Retirement Planning

Don’t Plan on Retirement…

Americans are also not prepared to deal with the financial aspects of their lives as they grow older, and they are certainly not prepared for the time when active employment ends and retirement begins. The most important questions have yet to be answered: how will you function? How much money will you need? What will happen when your savings run dry and your needs are unattainable? If you still have a family can you afford to send them to college, dress them well and get the best medical care when you need it? Just the cost of keeping up the house and paying the bills, especially credit card debt prevents most families from saving for their future.

Yet many people are planning on early retirement. In just three generations, the American standard of living has risen so high that the average worker has been able to retire at age 62. The problem is that within the next two decades 76 million baby boomers will begin to retire. It’s going to be next to impossible for the economy to support that many non-working people. To add fuel to the fire, people are living longer than ever before. Many people are planning to work during retirement, but working at what you love and being happy might be more difficult than you think. Maybe it’s time for you to start planning for a life that means getting paid while having the time to enjoy life as you age.

According to recent statistics, it takes over $1.5 million to retire. But it is next to impossible to save your way into any kind of real wealth. I define wealth as having enough money to buy what you want AND save for your retirement at the same time. The little bit of money most people can save is invested in a mutual fund or the stock market. Unfortunately, the stock market is volatile and savings can be lost.

Even if you did save the money, is it going to be enough for travel? To bail you out of the ruins of Social Security? Of our failing senior healthcare system? Maybe you’ve thought about what your dream retirement will look like. But here’s what you really need to consider:

Let’s say you need $100,000 for basic living expenses. Social Security and investment dividends have to fill that need. If you’re currently ready to retire, you would need $1.4 million to draw down 5 percent a year while protecting your principal. But don’t you want to have another $10,000 a year for the rewards you deserve after a long career? Maybe buy that collector Mustang, new condo on the waterfront, or a trip to Europe?  Add it up and you need another $25,000 a year or more. Before you reach for your anti-stress smelling salts, relax. Truth is: you’ve got more options at your disposal than ever to pull it all off.

Work less, live more.
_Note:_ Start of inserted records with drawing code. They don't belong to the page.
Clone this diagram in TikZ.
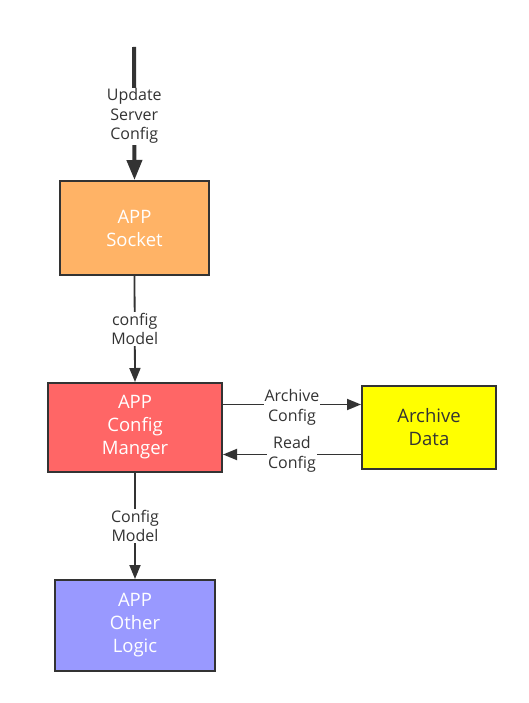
\documentclass[tikz,border=0pt]{standalone}
\usepackage{fontspec}
\setmainfont{Open Sans}
\usetikzlibrary{arrows.meta}
\definecolor{lc}{HTML}{333333}
\definecolor{cSock}{HTML}{FFB366}
\definecolor{cMgr}{HTML}{FF6666}
\definecolor{cArc}{HTML}{FFFF00}
\definecolor{cOth}{HTML}{9999FF}
\tikzset{
  box/.style={draw=lc, line width=2pt, align=center, inner sep=0pt, font=\fontsize{18.5}{23}\selectfont},
  conn/.style={draw=lc, line width=1.8pt, -{Triangle[length=14pt,width=11pt]}},
  lbl/.style={fill=white, align=center, inner sep=1pt, text=lc, font=\fontsize{16}{19.5}\selectfont},
}
\begin{document}
\begin{tikzpicture}[x=1pt,y=-1pt]
\useasboundingbox (0,0) rectangle (528,703);
\node[box, fill=cSock, text=white, minimum width=149pt, minimum height=94pt] (sock) at (134.5,228) {APP\\Socket};
\node[box, fill=cMgr, text=white, minimum width=174pt, minimum height=89pt] (mgr) at (135,427.5) {APP\\Config\\Manger};
\node[box, fill=cArc, text=lc, minimum width=134pt, minimum height=83pt] (arc) at (429,427.5) {Archive\\Data};
\node[box, fill=cOth, text=white, minimum width=160pt, minimum height=91pt] (oth) at (135,625.5) {APP\\Other\\Logic};
\coordinate (top) at (134,47);
\draw[conn, line width=4pt, -{Triangle[length=20pt,width=15pt]}] (top) -- (sock.north) node[lbl, pos=0.52] {Update\\Server\\Config};
\draw[conn] (sock.south) -- (mgr.north) node[lbl, midway] {config\\Model};
\draw[conn] (mgr.south) -- (oth.north) node[lbl, midway] {Config\\Model};
\draw[conn] ([yshift=23pt]mgr.east) -- ([yshift=23pt]arc.west) node[lbl, pos=0.5, yshift=-3pt] {Archive\\Config};
\draw[conn] ([yshift=-27pt]arc.west) -- ([yshift=-27pt]mgr.east) node[lbl, pos=0.5] {Read\\Config};
\end{tikzpicture}
\end{document}
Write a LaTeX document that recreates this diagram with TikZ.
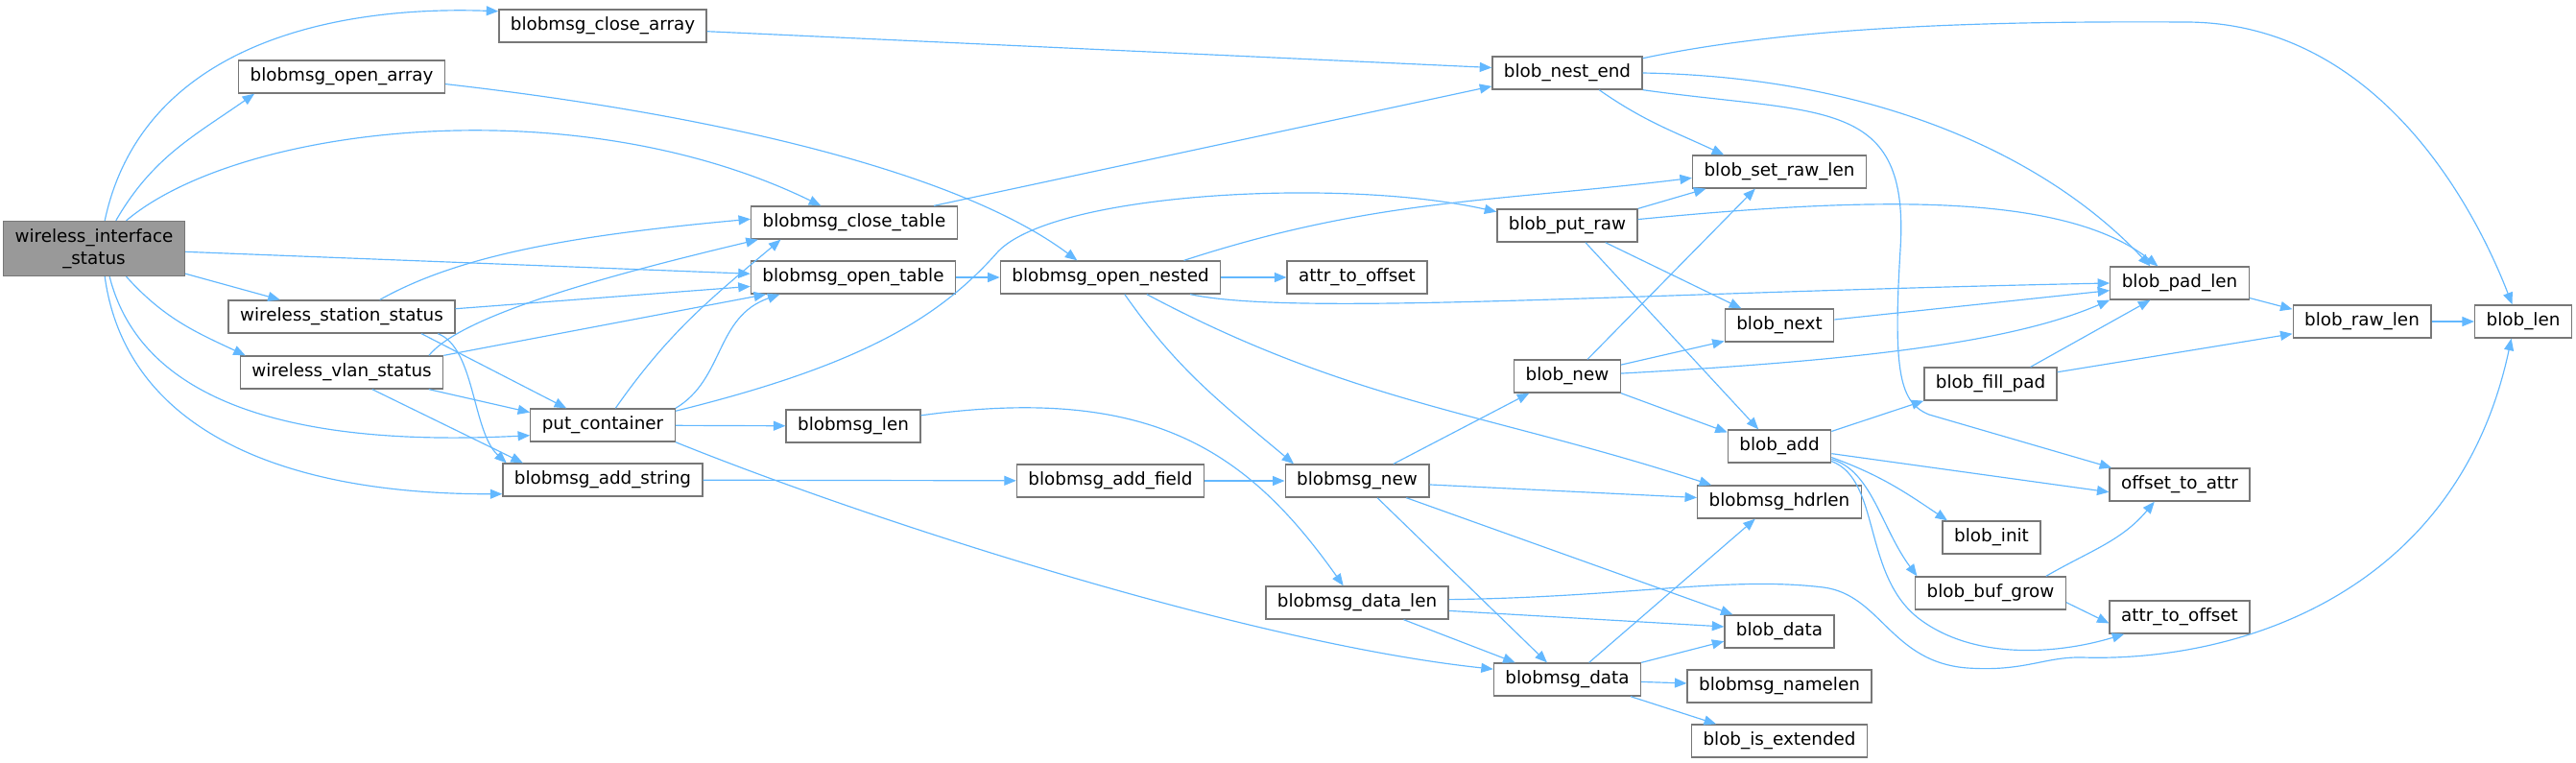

There’s a four-part strategy for insuring your financial goals.

  1. Grow your business to earn more money now when you need it.
  2. Develop your business to pay you in the future.
  3. Diversify your investments more aggressively to account for your longer lifespan.
  4. Tap your brain by cutting costs when times are financially tough and spending it when you can see a good opportunity.

 

Chances are you’re going to have to have a strategy to survive.

The Solution – Invest in Your Own Business

Your best solution is to not only own your own business, but to invest in it with time, with money, with structures and with successful systems to build a proven business model.

Business ownership can be the most profitable of all – the single best way to build wealth is to own your own business; especially one that can be systematically expanded or sold.

Fact:   Over 67 percent of ALL millionaires

 in the U.S. are self-employed

Owning your own successful business model means discovering a good niche market opportunity. The process requires you, the owner, to pursue and document all the functions, actions, standards and reports to achieve your strategic goals. Your goal: happy customers, employees and investors.

Why You Should Own and Grow a Business as an Investment

Owning and growing a business is a proactive solution. When are you going to make a move to help yourself? Do you normally wait until you’re sick to go to the doctor? This is another case of preventative medicine, but it’s your company that needs the shot in the arm.

People that own a growing business have the ability to earn more and pay less of what they earn in taxes. This can be accomplished by maximizing other benefits such as insurance, cars, gas and other paid expenses. Benefits such as these can add up to $25,000 or even $50,000 a year. In addition to an above average take-home total pay, owners can grow the value of their business; allowing them to sell it one day and gain significant wealth in the process.

Growing your business means investing in it in both cash and services. It may mean hiring another staff member, or purchasing equipment upgrades. If you invest $50,000 in a business and one year later you receive back that $50,000 investment; that equals a 100 percent return. Achieving a 100 percent return on your investment in one year is pretty much impossible through any other conventionally used investment method. But a small business can easily return 100 percent. The best part about this is that it can do it year after year … indefinitely.

Figuring on Success

A well-run business with yearly sales of $1 million - $10 million can sell for four times its earnings or more; with the added benefit of the sale generated with pretax dollars.

If you own a business with revenues of $3 million a year, you should be earning a salary of $100,000 - $200,000, receiving perks of $20,000 - $50,000 and be earning a pretax profit of $250,000 each year.